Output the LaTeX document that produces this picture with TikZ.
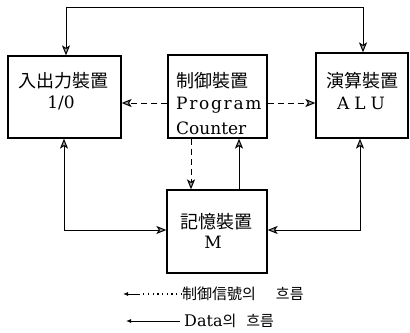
\documentclass[tikz,border=0pt]{standalone}
\usepackage{fontspec}
\setmainfont{DejaVu Serif}
\newfontfamily\cjk{Noto Sans CJK KR}
\usetikzlibrary{arrows.meta}
\begin{document}
\begin{tikzpicture}[x=1bp,y=-1bp,
  box/.style={draw, line width=1.3bp, inner sep=0pt},
  cjkl/.style={inner sep=0pt, font=\cjk\fontsize{18bp}{20bp}\selectfont},
  latl/.style={inner sep=0pt, font=\fontsize{17bp}{20bp}\selectfont},
  legl/.style={inner sep=0pt, anchor=west, font=\fontsize{16bp}{18bp}\selectfont},
  conn/.style={line width=1bp},
  dsh/.style={conn, dash pattern=on 6bp off 4bp},
  >={Stealth[length=10bp,width=8bp,inset=2.5bp,fill=gray!70]}]
\useasboundingbox (0,0) rectangle (410,333);
% boxes
\node[box, minimum width=113bp, minimum height=82bp] (io) at (64.5,97) {};
\node[box, minimum width=99bp, minimum height=83bp] (ctrl) at (217.5,96.5) {};
\node[box, minimum width=92bp, minimum height=85bp] (alu) at (362,95.5) {};
\node[box, minimum width=100bp, minimum height=83bp] (mem) at (217,231.5) {};
% texts
\node[cjkl] (iot1) at (63,81) {入出力裝置};
\node[latl] (iot2) at (61,103) {1/0};
\node[cjkl, anchor=west] (ct1) at (176,81) {制御裝置};
\node[latl, anchor=west] (ct2) at (176,105) {\addfontfeature{LetterSpace=10}Program};
\node[latl, anchor=west] (ct3) at (176,128) {Counter};
\node[cjkl] (at1) at (362,81) {演算裝置};
\node[latl] (at2) at (361,103) {A\hspace{5bp}L\hspace{5bp}U};
\node[cjkl] (mt1) at (216,222) {記憶裝置};
\node[latl] (mt2) at (213,242) {M};
% control connectors
\draw[dsh,->] (ctrl.west |- 0,103) -- (io.east |- 0,103);
\draw[dsh,->] (ctrl.east |- 0,103) -- (alu.west |- 0,103);
\draw[dsh,->] (ctrl.south -| 191,0) -- (mem.north -| 191,0);
% data connectors
\draw[conn,->] (mem.north -| 239,0) -- (ctrl.south -| 239,0);
\draw[conn,<->] (io.north -| 66,0) -- (66,7) -- (363,7) -- (alu.north -| 363,0);
\draw[conn,<->] (io.south -| 64,0) -- (64,230) -- (mem.west |- 0,230);
\draw[conn,<->] (alu.south -| 360,0) -- (360,230) -- (mem.east |- 0,230);
% legend
\node[legl] (leg1) at (182,294) {\cjk\fontsize{15bp}{18bp}\selectfont 制御信號의\hspace{20bp}흐름};
\coordinate (l1m) at (140,294);
\coordinate (l1t) at (123,294);
\draw[line width=1.1bp, dash pattern=on 1.2bp off 3.5bp] (leg1.west) -- (l1m);
\draw[line width=0.9bp, -{Latex[length=5bp,width=4bp]}] (l1m) -- (l1t);
\node[legl] (leg2) at (184,321) {Data{\cjk\fontsize{15bp}{18bp}\selectfont 의\hspace{10bp}흐름}};
\coordinate (l2t) at (126,321);
\draw[line width=0.9bp, -{Latex[length=5bp,width=4bp]}] ([xshift=-4bp]leg2.west) -- (l2t);
\end{tikzpicture}
\end{document}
+-------+
■ **Problem**:
Give all the lines above again, character for character, without pictures.

■ **Solved exercise**:
Output the LaTeX document that produces this picture with TikZ.
\documentclass[tikz,border=0pt]{standalone}
\usepackage{fontspec}
\setmainfont{DejaVu Serif}
\newfontfamily\cjk{Noto Sans CJK KR}
\usetikzlibrary{arrows.meta}
\begin{document}
\begin{tikzpicture}[x=1bp,y=-1bp,
  box/.style={draw, line width=1.3bp, inner sep=0pt},
  cjkl/.style={inner sep=0pt, font=\cjk\fontsize{18bp}{20bp}\selectfont},
  latl/.style={inner sep=0pt, font=\fontsize{17bp}{20bp}\selectfont},
  legl/.style={inner sep=0pt, anchor=west, font=\fontsize{16bp}{18bp}\selectfont},
  conn/.style={line width=1bp},
  dsh/.style={conn, dash pattern=on 6bp off 4bp},
  >={Stealth[length=10bp,width=8bp,inset=2.5bp,fill=gray!70]}]
\useasboundingbox (0,0) rectangle (410,333);
% boxes
\node[box, minimum width=113bp, minimum height=82bp] (io) at (64.5,97) {};
\node[box, minimum width=99bp, minimum height=83bp] (ctrl) at (217.5,96.5) {};
\node[box, minimum width=92bp, minimum height=85bp] (alu) at (362,95.5) {};
\node[box, minimum width=100bp, minimum height=83bp] (mem) at (217,231.5) {};
% texts
\node[cjkl] (iot1) at (63,81) {入出力裝置};
\node[latl] (iot2) at (61,103) {1/0};
\node[cjkl, anchor=west] (ct1) at (176,81) {制御裝置};
\node[latl, anchor=west] (ct2) at (176,105) {\addfontfeature{LetterSpace=10}Program};
\node[latl, anchor=west] (ct3) at (176,128) {Counter};
\node[cjkl] (at1) at (362,81) {演算裝置};
\node[latl] (at2) at (361,103) {A\hspace{5bp}L\hspace{5bp}U};
\node[cjkl] (mt1) at (216,222) {記憶裝置};
\node[latl] (mt2) at (213,242) {M};
% control connectors
\draw[dsh,->] (ctrl.west |- 0,103) -- (io.east |- 0,103);
\draw[dsh,->] (ctrl.east |- 0,103) -- (alu.west |- 0,103);
\draw[dsh,->] (ctrl.south -| 191,0) -- (mem.north -| 191,0);
% data connectors
\draw[conn,->] (mem.north -| 239,0) -- (ctrl.south -| 239,0);
\draw[conn,<->] (io.north -| 66,0) -- (66,7) -- (363,7) -- (alu.north -| 363,0);
\draw[conn,<->] (io.south -| 64,0) -- (64,230) -- (mem.west |- 0,230);
\draw[conn,<->] (alu.south -| 360,0) -- (360,230) -- (mem.east |- 0,230);
% legend
\node[legl] (leg1) at (182,294) {\cjk\fontsize{15bp}{18bp}\selectfont 制御信號의\hspace{20bp}흐름};
\coordinate (l1m) at (140,294);
\coordinate (l1t) at (123,294);
\draw[line width=1.1bp, dash pattern=on 1.2bp off 3.5bp] (leg1.west) -- (l1m);
\draw[line width=0.9bp, -{Latex[length=5bp,width=4bp]}] (l1m) -- (l1t);
\node[legl] (leg2) at (184,321) {Data{\cjk\fontsize{15bp}{18bp}\selectfont 의\hspace{10bp}흐름}};
\coordinate (l2t) at (126,321);
\draw[line width=0.9bp, -{Latex[length=5bp,width=4bp]}] ([xshift=-4bp]leg2.west) -- (l2t);
\end{tikzpicture}
\end{document}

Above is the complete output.